This is the first time I am writing to you but I have been reading your column for a long time. I am a 29-year-old woman and I have an issue. When I was about 21 years old, I had a boyfriend. I got pregnant by him but I lost the baby. He did not believe that I lost the baby. He believed that I threw the belly away. That is what some of his folks told him. They all pulled away from me, except one brother. That brother and I could talk about anything. He told me that I should not be bothered by what people said about me. I got involved with another guy but that relationship did not last long. I continued to be very close to this man’s brother until one day he asked me for sex. I was shocked but I had lost my job and I needed help so I had started to take money from him. That’s when he asked me if I expected him to be spending his money and not getting anything. So we started to sleep together. I felt very strange when I was having sex with him at first. But now it does not bother me and he told me he would like for us to get married. But I don’t know how to handle that part, so I that’s why I am writing to you for your opinion and your guidance.
You are a very unfortunate girl.
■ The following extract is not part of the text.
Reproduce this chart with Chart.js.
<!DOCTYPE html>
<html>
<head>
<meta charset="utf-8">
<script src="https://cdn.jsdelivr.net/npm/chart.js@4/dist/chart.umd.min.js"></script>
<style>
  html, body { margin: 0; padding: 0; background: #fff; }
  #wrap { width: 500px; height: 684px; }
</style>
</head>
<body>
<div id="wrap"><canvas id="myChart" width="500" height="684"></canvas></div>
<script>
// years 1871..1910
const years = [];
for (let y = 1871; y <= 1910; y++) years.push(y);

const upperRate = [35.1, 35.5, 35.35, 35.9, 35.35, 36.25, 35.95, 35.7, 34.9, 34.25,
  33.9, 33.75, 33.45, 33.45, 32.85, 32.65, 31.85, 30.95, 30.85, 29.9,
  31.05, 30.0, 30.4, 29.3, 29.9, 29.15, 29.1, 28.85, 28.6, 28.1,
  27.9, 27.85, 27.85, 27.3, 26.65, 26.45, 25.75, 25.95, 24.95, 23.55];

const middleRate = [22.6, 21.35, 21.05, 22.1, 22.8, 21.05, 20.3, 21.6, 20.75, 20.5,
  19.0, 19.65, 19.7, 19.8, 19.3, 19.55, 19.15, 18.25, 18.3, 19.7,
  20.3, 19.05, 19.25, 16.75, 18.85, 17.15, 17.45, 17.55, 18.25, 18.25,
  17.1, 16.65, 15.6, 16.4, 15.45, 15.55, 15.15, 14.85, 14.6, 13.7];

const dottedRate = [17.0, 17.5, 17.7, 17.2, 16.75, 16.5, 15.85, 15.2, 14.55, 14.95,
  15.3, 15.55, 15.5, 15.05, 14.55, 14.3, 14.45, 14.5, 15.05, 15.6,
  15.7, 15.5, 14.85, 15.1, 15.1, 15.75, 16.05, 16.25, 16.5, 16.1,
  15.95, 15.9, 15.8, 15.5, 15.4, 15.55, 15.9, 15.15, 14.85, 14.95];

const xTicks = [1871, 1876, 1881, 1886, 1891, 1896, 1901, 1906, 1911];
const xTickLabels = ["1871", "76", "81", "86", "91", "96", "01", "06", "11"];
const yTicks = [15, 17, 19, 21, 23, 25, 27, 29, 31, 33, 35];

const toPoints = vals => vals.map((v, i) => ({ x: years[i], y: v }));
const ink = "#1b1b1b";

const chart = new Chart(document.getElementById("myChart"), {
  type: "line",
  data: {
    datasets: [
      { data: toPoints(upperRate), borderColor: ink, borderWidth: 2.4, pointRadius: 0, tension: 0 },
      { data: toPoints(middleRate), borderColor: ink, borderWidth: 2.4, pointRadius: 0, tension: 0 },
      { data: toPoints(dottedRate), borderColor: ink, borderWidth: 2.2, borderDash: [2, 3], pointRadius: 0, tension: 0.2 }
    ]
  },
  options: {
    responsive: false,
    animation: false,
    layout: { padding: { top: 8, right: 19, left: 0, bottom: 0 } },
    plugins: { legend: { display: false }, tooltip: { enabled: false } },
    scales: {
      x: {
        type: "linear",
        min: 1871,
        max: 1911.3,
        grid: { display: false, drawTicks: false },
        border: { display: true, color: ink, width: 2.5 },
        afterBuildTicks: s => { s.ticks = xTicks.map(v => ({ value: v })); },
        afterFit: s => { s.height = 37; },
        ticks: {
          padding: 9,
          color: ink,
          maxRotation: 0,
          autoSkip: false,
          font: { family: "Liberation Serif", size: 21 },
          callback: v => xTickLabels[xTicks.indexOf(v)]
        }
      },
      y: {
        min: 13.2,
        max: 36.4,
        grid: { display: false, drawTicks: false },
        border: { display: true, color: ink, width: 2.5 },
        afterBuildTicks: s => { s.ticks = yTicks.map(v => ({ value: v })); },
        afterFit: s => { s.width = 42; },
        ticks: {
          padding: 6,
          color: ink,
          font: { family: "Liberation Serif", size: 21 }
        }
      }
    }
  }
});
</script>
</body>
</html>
When you got pregnant and lost the pregnancy, some folks accused you of having an abortion, including the man who got you pregnant.
That must have been very difficult for you to deal with. Then when you got involved with another man, you expected that he would give you good moral support, but it did not happen.
In the meantime, the brother of this man who got you pregnant became your best friend and you were able to lean on his shoulder, so to speak. The friendship that you had with him became sexual and both of you are now ‘locked together’. If you were to marry him, some folks are going to condemn you, especially this man’s relatives. But this is a decision that both of you should make and be willing to face the criticism and the condemnation. I am not supporting this type of relationship but I am not condemning you either. I repeat, it is up to the both of you.